The wife of a 23-year-old Lyft driver fatally struck by a car in Queens was seated in the passenger seat of the vehicle that mowed down her husband — just days after the two had happily attended a wedding together, the victim’s shocked family told the Daily News in an exclusive interview.
Victim Shaivar Sonalall was found sprawled out on the ground near the corner of 101st St. and Liberty Ave. in Ozone Park, dying from severe impact injuries across his head and body around 10:45 p.m. Thursday.
Responding officers found Sonalall’s wife, Christine Naiome Sonalall, 30, sitting inside a black Infiniti Q50 with another man a short distance away from where her husband was hit, police and relatives said.
EMS rushed Sonalall to Jamaica Hospital, but he couldn’t be saved.
Christine and her 31-year-old male companion, believed to be her ex-boyfriend, told police Sonalall had followed them to 101st St. and then stormed up to the car window, reaching for something as if he had a gun, the pair told investigators.

The ex-boyfriend told police he feared for his life and sped off down 101st St., striking Sonalall as he zipped away.
A representative from the Queens District Attorney’s Office said no charges were immediately filed as police and prosecutors continue to investigate.
Cops were told Sonalall and his wife were estranged, but the dead man’s relatives said the two were very much in love and had just attended a wedding together the weekend before he was killed.
“They were so happy together,” the victim’s aunt, Samantha Persaud, 43, told The News. “They went to Schenectady for the whole weekend for a wedding, and came back Tuesday. How could he be a stalker?”
Persaud said that Sonalall “just wanted to know where his wife was” when he was run down.
Sonalall lived with Persaud, his mother, and younger sister, relatives said. Christine also lived with them, but often stayed elsewhere “with relatives” since the victim typically worked all night as a Lyft driver, Persaud admitted.

They had been married for two years, she said.
On the night of his death, Sonalall’s family, who live nearby, showed up at the scene. His mother was so crippled by grief that Persaud had to identify the young man’s body at the hospital, she said.
“I saw his face. It was terribly damaged,” she said. “The doctor said he died on the spot.”

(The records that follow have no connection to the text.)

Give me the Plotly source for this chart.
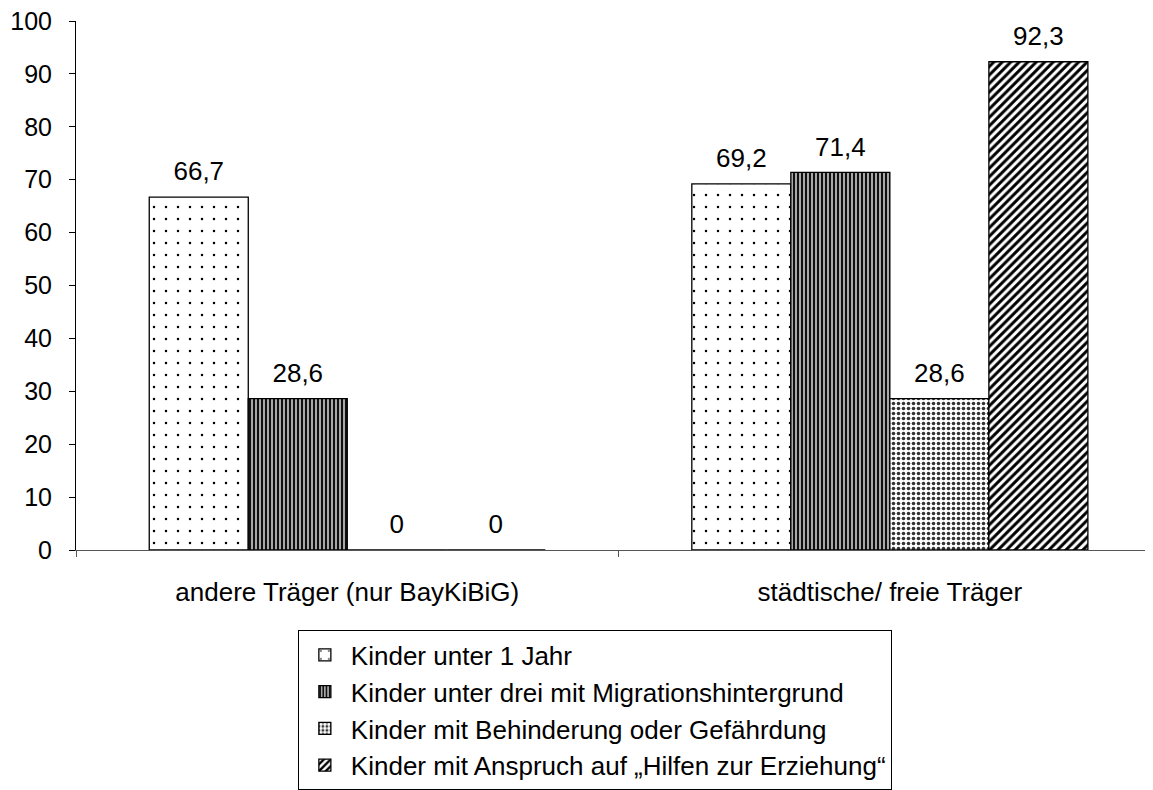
import plotly.graph_objects as go

categories = ["andere Träger (nur BayKiBiG)", "städtische/ freie Träger"]
series_names = [
    "Kinder unter 1 Jahr",
    "Kinder unter drei mit Migrationshintergrund",
    "Kinder mit Behinderung oder Gefährdung",
    "Kinder mit Anspruch auf „Hilfen zur Erziehung“",
]
series_values = [
    [66.7, 69.2],
    [28.6, 71.4],
    [0, 28.6],
    [0, 92.3],
]
y_ticks = [0, 10, 20, 30, 40, 50, 60, 70, 80, 90, 100]

patterns = [
    dict(shape=".", size=12, solidity=0.035, fgcolor="#000000", bgcolor="#ffffff", fillmode="replace"),
    dict(shape="|", size=4, solidity=0.5, fgcolor="#111111", bgcolor="#a8a8a8", fillmode="replace"),
    dict(shape=".", size=5, solidity=0.4, fgcolor="#333333", bgcolor="#ffffff", fillmode="replace"),
    dict(shape="/", size=6, solidity=0.5, fgcolor="#000000", bgcolor="#ffffff", fillmode="replace"),
]

FONT = "Liberation Sans, Arial, sans-serif"

def fmt(v):
    s = f"{v:g}".replace(".", ",")
    return f"<span style='font-size:26px'>{s}</span><br> "

fig = go.Figure()
for name, vals, pat in zip(series_names, series_values, patterns):
    fig.add_trace(go.Bar(
        name=name,
        x=categories,
        y=vals,
        text=[fmt(v) for v in vals],
        textposition="outside",
        cliponaxis=False,
        textfont=dict(family=FONT, size=9, color="#000000"),
        marker=dict(color="#ffffff", pattern=pat, line=dict(color="#000000", width=1.3)),
    ))

# page body has an 8px default margin; compensate so the plot lands where intended
fig.update_layout(
    width=1145,
    height=782,
    barmode="group",
    bargap=0.27,
    bargroupgap=0,
    plot_bgcolor="#ffffff",
    paper_bgcolor="#ffffff",
    font=dict(family=FONT, size=26, color="#000000"),
    margin=dict(l=68, r=0, t=13, b=240, autoexpand=False),
    showlegend=True,
    legend=dict(
        x=0.206, y=-0.152, xanchor="left", yanchor="top",
        bordercolor="#000000", borderwidth=1,
        bgcolor="#ffffff",
        font=dict(family=FONT, size=26, color="#000000"),
        tracegroupgap=0,
        itemwidth=42,
    ),
)
fig.update_xaxes(
    range=[-0.5, 1.485],
    automargin=False,
    showline=True, linecolor="#555555", linewidth=1,
    ticks="outside", tickson="boundaries", ticklen=6, tickcolor="#555555",
    showgrid=False, zeroline=False,
    ticklabelstandoff=19,
    tickfont=dict(family=FONT, size=26, color="#000000"),
)
fig.update_yaxes(
    range=[0, 100],
    automargin=False,
    ticklabeloverflow="allow",
    tickvals=y_ticks,
    showline=True, linecolor="#000000", linewidth=1,
    ticks="outside", ticklen=6, tickcolor="#000000",
    showgrid=False, zeroline=False,
    ticklabelstandoff=12,
    tickfont=dict(family=FONT, size=25, color="#000000"),
)

fig.write_html("out.html")
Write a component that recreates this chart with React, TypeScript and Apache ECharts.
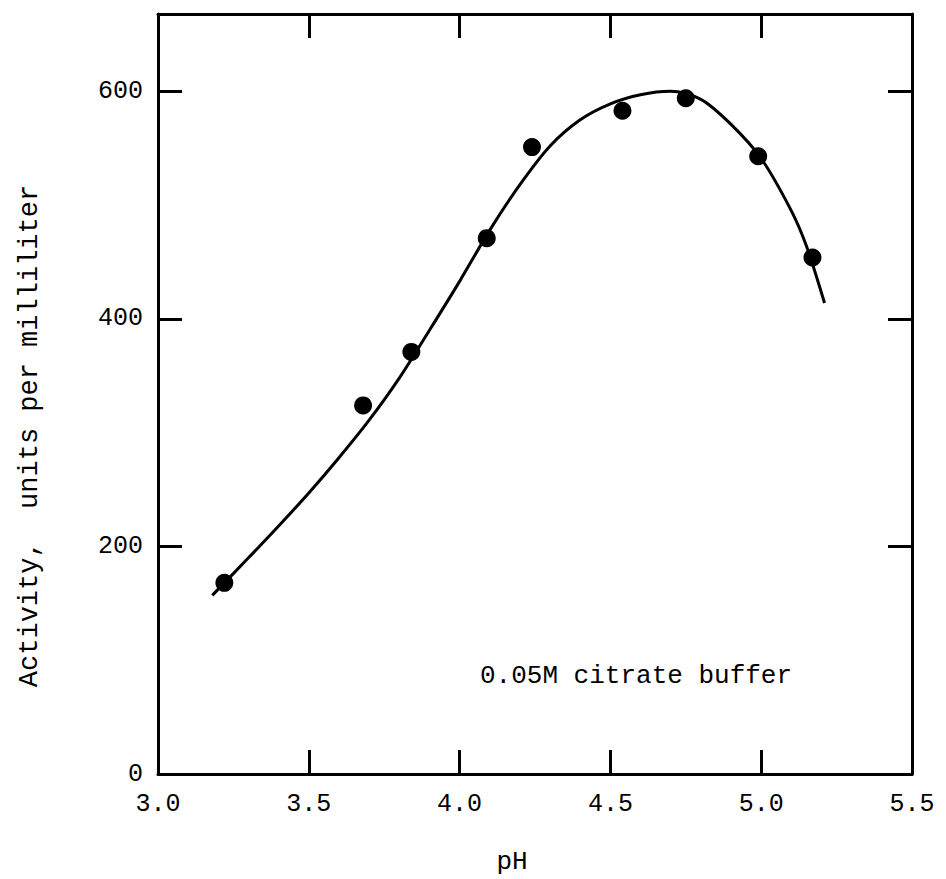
import React, { useEffect, useRef } from "react";
import * as echarts from "echarts";

const phTicks = [3.0, 3.5, 4.0, 4.5, 5.0, 5.5];
const activityTicks = [0, 200, 400, 600];
const activityInnerTicks = [200, 400, 600];

const measuredPH = [3.22, 3.68, 3.84, 4.09, 4.24, 4.54, 4.75, 4.99, 5.17];
const measuredActivity = [168, 324, 371, 471, 551, 583, 594, 543, 454];

const curvePH = [3.18, 3.3, 3.4, 3.5, 3.6, 3.7, 3.8, 3.9, 4.0, 4.1, 4.2, 4.3, 4.4, 4.5, 4.6, 4.7, 4.8, 4.9, 5.0, 5.1, 5.15, 5.21];
const curveActivity = [157, 190, 218, 247, 278, 311, 348, 390, 433, 478, 518, 552, 575, 589, 597, 600, 593, 571, 541, 495, 464, 414];

const bufferLabel = "0.05M citrate buffer";
const xTitle = "pH";
const yTitle = "Activity,  units per milliliter";

const FONT = "'Liberation Mono', 'DejaVu Sans Mono', monospace";

export default function App() {
  const ref = useRef<HTMLDivElement>(null);
  useEffect(() => {
    if (!ref.current) return;
    const chart = echarts.init(ref.current, undefined, { renderer: "svg" });
    const axisLine = { show: true, onZero: false, lineStyle: { color: "#000", width: 3 } };
    const tick = { show: true, inside: true, length: 24, lineStyle: { color: "#000", width: 3 } };
    chart.setOption({
      animation: false,
      backgroundColor: "#fff",
      grid: { left: 158, top: 14, width: 754, height: 760, containLabel: false },
      xAxis: [
        {
          type: "value",
          min: phTicks[0],
          max: phTicks[phTicks.length - 1],
          interval: 0.5,
          position: "bottom",
          axisLine,
          axisTick: { ...tick, customValues: phTicks.slice(1, -1) },
          splitLine: { show: false },
          axisLabel: {
            customValues: phTicks,
            formatter: (v: number) => v.toFixed(1),
            fontFamily: FONT,
            fontSize: 25,
            color: "#000",
            margin: 18,
          },
        },
        {
          type: "value",
          min: phTicks[0],
          max: phTicks[phTicks.length - 1],
          interval: 0.5,
          position: "top",
          axisLine,
          axisTick: { ...tick, customValues: phTicks.slice(1, -1) },
          splitLine: { show: false },
          axisLabel: { show: false },
        },
      ],
      yAxis: [
        {
          type: "value",
          min: 0,
          max: 668,
          interval: 200,
          position: "left",
          axisLine,
          axisTick: { ...tick, customValues: activityInnerTicks },
          splitLine: { show: false },
          axisLabel: {
            customValues: activityTicks,
            fontFamily: FONT,
            fontSize: 25,
            color: "#000",
            margin: 15,
          },
        },
        {
          type: "value",
          min: 0,
          max: 668,
          interval: 200,
          position: "right",
          axisLine,
          axisTick: { ...tick, customValues: activityInnerTicks },
          splitLine: { show: false },
          axisLabel: { show: false },
        },
      ],
      series: [
        {
          type: "line",
          data: curvePH.map((p, i) => [p, curveActivity[i]]),
          smooth: 0.3,
          showSymbol: false,
          lineStyle: { color: "#000", width: 3 },
          xAxisIndex: 0,
          yAxisIndex: 0,
        },
        {
          type: "scatter",
          data: measuredPH.map((p, i) => [p, measuredActivity[i]]),
          symbol: "circle",
          symbolSize: 18,
          itemStyle: { color: "#000", opacity: 1 },
          xAxisIndex: 0,
          yAxisIndex: 0,
        },
      ],
      graphic: [
        {
          type: "text",
          x: 480,
          y: 676,
          style: { text: bufferLabel, font: `26px ${FONT}`, fill: "#000", textVerticalAlign: "middle", textAlign: "left" },
        },
        {
          type: "text",
          x: 512,
          y: 862,
          style: { text: xTitle, font: `26px ${FONT}`, fill: "#000", textAlign: "center", textVerticalAlign: "middle" },
        },
        {
          type: "text",
          x: 30,
          y: 436,
          rotation: Math.PI / 2,
          style: { text: yTitle, font: `27px ${FONT}`, fill: "#000", textAlign: "center", textVerticalAlign: "middle" },
        },
      ],
    });
    return () => chart.dispose();
  }, []);
  return <div ref={ref} style={{ position: "fixed", left: 0, top: 0, width: 946, height: 879 }} />;
}
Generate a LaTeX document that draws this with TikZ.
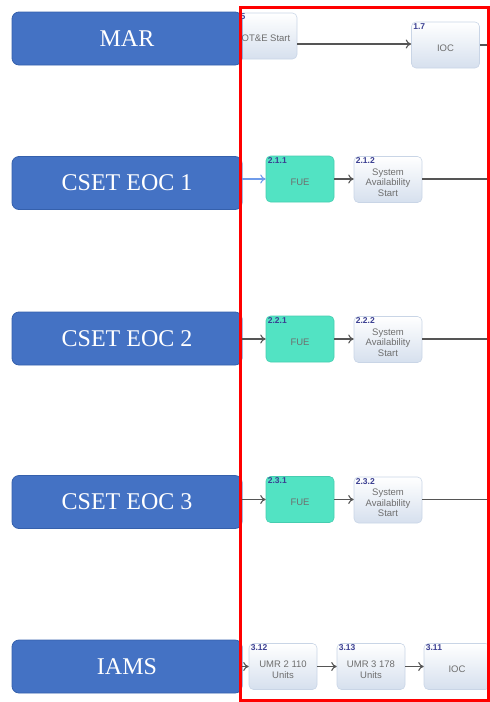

“We’re just hearing different things. We don’t understand,” another relative who wished not to be named, said. “[The driver] ran someone over and killed him. How are there no charges?”
Sonalall, Persaud said, was a “hard-working Lyft driver,” who also supported his mother and his 14-year-old sister. He immigrated to New York from Guyana six years ago.
“[He wanted] a better life,” Persaud said. “He didn’t even live his life yet. Next month is his 24th birthday.”
The heartbroken aunt doesn’t know how he could have met such a violent end.
“It doesn’t make sense,” she said. “He wasn’t a stalker. [The driver] could have just reversed the car.”